- [WHAT YOU HAVE TO DO] Beginning with the first line, set down every line through the one containing "const xTicks = [0, 0.2, 0.4, 0.6, 0.8, 1.0];", exactly as it appears, but not the pictures.

- [EXTRACTED ENTRIES]
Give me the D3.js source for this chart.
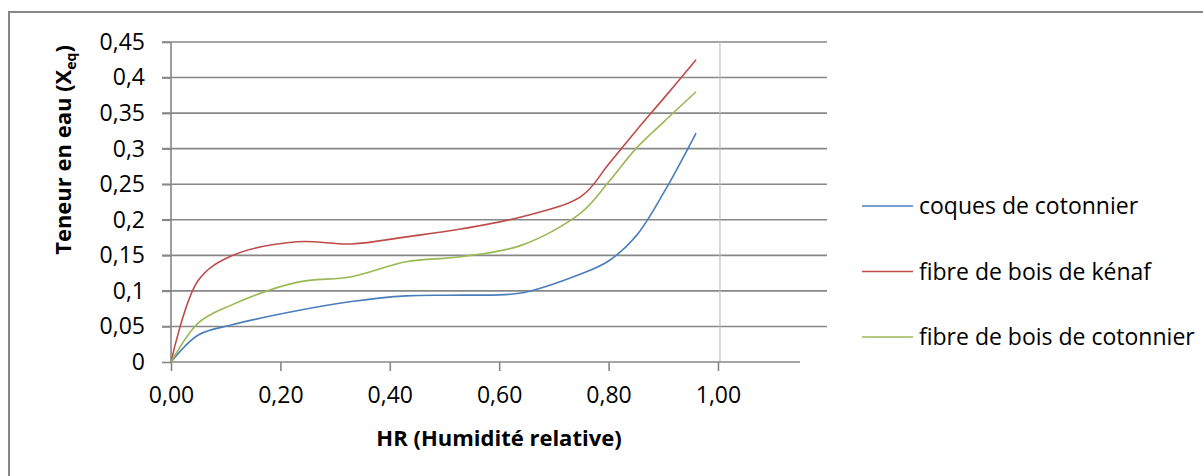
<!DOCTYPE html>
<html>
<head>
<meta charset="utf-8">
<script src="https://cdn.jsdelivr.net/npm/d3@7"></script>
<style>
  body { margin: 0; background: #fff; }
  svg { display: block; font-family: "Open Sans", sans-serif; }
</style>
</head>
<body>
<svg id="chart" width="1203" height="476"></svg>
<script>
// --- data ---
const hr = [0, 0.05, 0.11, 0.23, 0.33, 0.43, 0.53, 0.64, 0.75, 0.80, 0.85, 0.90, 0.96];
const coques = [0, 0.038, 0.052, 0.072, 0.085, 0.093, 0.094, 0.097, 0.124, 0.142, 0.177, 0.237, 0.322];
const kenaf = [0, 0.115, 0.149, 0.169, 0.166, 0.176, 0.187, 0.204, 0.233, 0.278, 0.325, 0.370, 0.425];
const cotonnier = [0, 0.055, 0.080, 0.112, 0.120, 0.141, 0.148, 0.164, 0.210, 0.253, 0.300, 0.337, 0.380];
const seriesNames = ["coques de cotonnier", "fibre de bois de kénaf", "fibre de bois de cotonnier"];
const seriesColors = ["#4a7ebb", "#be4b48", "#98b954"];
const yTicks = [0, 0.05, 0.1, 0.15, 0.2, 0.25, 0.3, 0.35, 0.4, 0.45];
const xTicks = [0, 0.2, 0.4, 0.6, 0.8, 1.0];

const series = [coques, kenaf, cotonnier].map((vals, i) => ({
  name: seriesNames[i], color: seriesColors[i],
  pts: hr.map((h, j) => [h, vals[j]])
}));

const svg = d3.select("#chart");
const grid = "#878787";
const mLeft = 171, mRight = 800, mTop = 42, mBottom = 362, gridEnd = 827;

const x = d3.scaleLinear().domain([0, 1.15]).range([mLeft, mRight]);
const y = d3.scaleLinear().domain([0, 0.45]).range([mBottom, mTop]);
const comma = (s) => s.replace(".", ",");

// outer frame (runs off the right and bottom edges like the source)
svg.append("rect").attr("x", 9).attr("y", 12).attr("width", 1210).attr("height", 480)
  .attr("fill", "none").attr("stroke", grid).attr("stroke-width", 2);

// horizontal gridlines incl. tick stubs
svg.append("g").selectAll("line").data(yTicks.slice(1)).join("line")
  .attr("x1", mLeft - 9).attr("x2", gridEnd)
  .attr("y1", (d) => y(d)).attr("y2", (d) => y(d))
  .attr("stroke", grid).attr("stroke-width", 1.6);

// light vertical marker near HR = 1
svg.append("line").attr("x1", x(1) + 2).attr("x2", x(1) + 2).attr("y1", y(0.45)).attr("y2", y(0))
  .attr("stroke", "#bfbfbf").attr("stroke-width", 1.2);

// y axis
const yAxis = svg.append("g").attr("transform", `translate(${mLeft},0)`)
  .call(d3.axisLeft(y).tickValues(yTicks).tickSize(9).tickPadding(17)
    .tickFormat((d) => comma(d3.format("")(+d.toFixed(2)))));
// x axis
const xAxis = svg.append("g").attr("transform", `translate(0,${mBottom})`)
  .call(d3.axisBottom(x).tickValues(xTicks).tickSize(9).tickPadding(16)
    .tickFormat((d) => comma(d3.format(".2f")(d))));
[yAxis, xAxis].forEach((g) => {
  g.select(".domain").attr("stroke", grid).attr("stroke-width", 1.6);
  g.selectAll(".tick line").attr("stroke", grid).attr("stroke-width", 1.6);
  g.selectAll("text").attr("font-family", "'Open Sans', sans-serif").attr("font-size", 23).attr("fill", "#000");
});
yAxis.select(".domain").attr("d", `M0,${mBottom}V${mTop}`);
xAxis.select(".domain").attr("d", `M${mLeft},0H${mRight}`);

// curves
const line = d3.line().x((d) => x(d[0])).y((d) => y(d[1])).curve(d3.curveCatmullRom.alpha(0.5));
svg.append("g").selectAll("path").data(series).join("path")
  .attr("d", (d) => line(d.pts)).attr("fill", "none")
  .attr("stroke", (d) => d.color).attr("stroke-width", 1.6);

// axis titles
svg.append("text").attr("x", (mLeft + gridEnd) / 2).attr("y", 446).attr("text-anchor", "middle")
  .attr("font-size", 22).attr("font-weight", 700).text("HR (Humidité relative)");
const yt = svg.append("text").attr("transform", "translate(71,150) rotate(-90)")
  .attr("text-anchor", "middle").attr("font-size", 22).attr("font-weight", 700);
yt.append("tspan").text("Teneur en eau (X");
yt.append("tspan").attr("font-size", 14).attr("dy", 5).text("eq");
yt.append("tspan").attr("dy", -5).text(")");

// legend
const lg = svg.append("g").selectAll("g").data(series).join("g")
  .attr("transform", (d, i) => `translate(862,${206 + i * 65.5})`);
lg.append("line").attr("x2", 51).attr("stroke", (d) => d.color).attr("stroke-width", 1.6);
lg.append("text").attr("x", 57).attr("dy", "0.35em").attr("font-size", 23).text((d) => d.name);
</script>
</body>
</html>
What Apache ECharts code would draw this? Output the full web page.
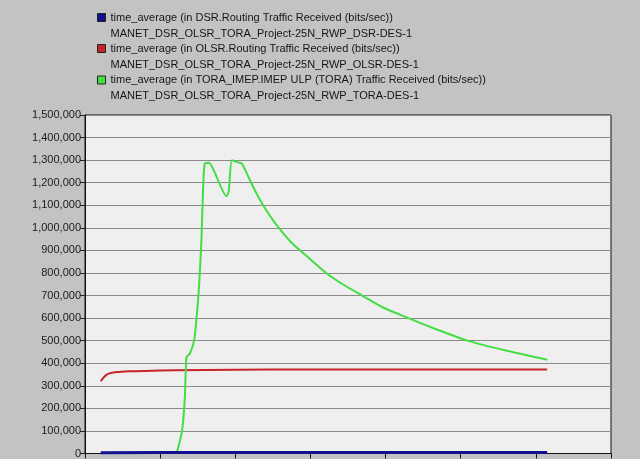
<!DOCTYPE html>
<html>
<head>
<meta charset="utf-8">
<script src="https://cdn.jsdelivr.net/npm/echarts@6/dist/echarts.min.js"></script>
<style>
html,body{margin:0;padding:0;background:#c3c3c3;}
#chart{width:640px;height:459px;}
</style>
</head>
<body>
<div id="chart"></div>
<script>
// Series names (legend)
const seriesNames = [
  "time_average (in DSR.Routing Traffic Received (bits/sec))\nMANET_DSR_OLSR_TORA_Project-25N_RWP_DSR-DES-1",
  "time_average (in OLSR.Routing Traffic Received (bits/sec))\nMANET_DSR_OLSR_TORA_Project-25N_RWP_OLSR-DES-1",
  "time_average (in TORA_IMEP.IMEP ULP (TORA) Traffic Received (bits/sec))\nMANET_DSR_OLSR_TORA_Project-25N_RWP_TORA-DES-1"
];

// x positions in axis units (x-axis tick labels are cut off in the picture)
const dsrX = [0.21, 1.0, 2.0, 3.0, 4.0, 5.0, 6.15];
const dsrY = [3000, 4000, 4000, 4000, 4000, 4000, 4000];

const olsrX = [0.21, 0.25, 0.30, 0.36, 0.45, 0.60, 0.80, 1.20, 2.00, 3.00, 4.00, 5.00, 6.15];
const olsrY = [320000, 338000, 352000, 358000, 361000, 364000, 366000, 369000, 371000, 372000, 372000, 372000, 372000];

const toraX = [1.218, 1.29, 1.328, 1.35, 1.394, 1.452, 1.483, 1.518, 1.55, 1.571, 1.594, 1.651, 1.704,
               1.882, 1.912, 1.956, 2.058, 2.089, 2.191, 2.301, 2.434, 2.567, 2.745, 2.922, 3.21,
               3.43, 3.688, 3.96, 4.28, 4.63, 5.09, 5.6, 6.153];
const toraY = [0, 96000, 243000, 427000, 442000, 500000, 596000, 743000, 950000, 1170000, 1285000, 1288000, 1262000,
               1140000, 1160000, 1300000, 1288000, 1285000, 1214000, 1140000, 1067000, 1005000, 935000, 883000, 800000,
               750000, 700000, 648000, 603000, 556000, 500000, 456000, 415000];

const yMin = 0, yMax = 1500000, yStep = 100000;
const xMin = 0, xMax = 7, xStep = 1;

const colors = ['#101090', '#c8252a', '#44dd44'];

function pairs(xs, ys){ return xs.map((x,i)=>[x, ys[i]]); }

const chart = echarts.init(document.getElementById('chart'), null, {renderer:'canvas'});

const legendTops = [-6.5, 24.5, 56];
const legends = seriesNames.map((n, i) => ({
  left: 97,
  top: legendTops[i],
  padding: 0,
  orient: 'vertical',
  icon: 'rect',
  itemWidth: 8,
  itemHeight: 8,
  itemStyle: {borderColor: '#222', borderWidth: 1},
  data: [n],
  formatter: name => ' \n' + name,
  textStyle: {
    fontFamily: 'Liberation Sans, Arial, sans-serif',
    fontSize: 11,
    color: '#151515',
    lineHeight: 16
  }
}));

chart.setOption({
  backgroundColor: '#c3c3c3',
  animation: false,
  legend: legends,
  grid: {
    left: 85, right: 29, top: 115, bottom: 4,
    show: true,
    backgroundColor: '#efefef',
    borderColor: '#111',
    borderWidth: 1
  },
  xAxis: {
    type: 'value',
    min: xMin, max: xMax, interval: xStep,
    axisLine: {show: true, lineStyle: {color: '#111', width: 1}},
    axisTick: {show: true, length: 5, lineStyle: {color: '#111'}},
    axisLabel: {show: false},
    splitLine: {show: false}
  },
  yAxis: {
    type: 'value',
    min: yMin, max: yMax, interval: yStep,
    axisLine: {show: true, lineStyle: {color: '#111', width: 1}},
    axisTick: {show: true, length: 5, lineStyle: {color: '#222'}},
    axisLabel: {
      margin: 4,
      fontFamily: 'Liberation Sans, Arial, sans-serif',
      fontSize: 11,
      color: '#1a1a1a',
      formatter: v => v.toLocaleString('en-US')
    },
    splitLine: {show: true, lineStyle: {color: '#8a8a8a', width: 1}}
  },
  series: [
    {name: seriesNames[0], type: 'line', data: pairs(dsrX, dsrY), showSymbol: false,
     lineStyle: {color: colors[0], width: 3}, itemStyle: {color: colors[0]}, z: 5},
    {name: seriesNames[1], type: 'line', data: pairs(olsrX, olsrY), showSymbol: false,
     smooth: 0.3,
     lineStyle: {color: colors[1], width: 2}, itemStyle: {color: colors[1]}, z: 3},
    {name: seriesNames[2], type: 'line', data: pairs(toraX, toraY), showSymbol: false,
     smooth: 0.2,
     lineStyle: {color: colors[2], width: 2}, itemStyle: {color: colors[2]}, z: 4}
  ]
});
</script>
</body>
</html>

- [WRITTEN ANSWER]
Give me the D3.js source for this chart.
<!DOCTYPE html>
<html>
<head>
<meta charset="utf-8">
<script src="https://cdn.jsdelivr.net/npm/d3@7"></script>
<style>
  body { margin: 0; background: #fff; }
  svg { display: block; font-family: "Open Sans", sans-serif; }
</style>
</head>
<body>
<svg id="chart" width="1203" height="476"></svg>
<script>
// --- data ---
const hr = [0, 0.05, 0.11, 0.23, 0.33, 0.43, 0.53, 0.64, 0.75, 0.80, 0.85, 0.90, 0.96];
const coques = [0, 0.038, 0.052, 0.072, 0.085, 0.093, 0.094, 0.097, 0.124, 0.142, 0.177, 0.237, 0.322];
const kenaf = [0, 0.115, 0.149, 0.169, 0.166, 0.176, 0.187, 0.204, 0.233, 0.278, 0.325, 0.370, 0.425];
const cotonnier = [0, 0.055, 0.080, 0.112, 0.120, 0.141, 0.148, 0.164, 0.210, 0.253, 0.300, 0.337, 0.380];
const seriesNames = ["coques de cotonnier", "fibre de bois de kénaf", "fibre de bois de cotonnier"];
const seriesColors = ["#4a7ebb", "#be4b48", "#98b954"];
const yTicks = [0, 0.05, 0.1, 0.15, 0.2, 0.25, 0.3, 0.35, 0.4, 0.45];
const xTicks = [0, 0.2, 0.4, 0.6, 0.8, 1.0];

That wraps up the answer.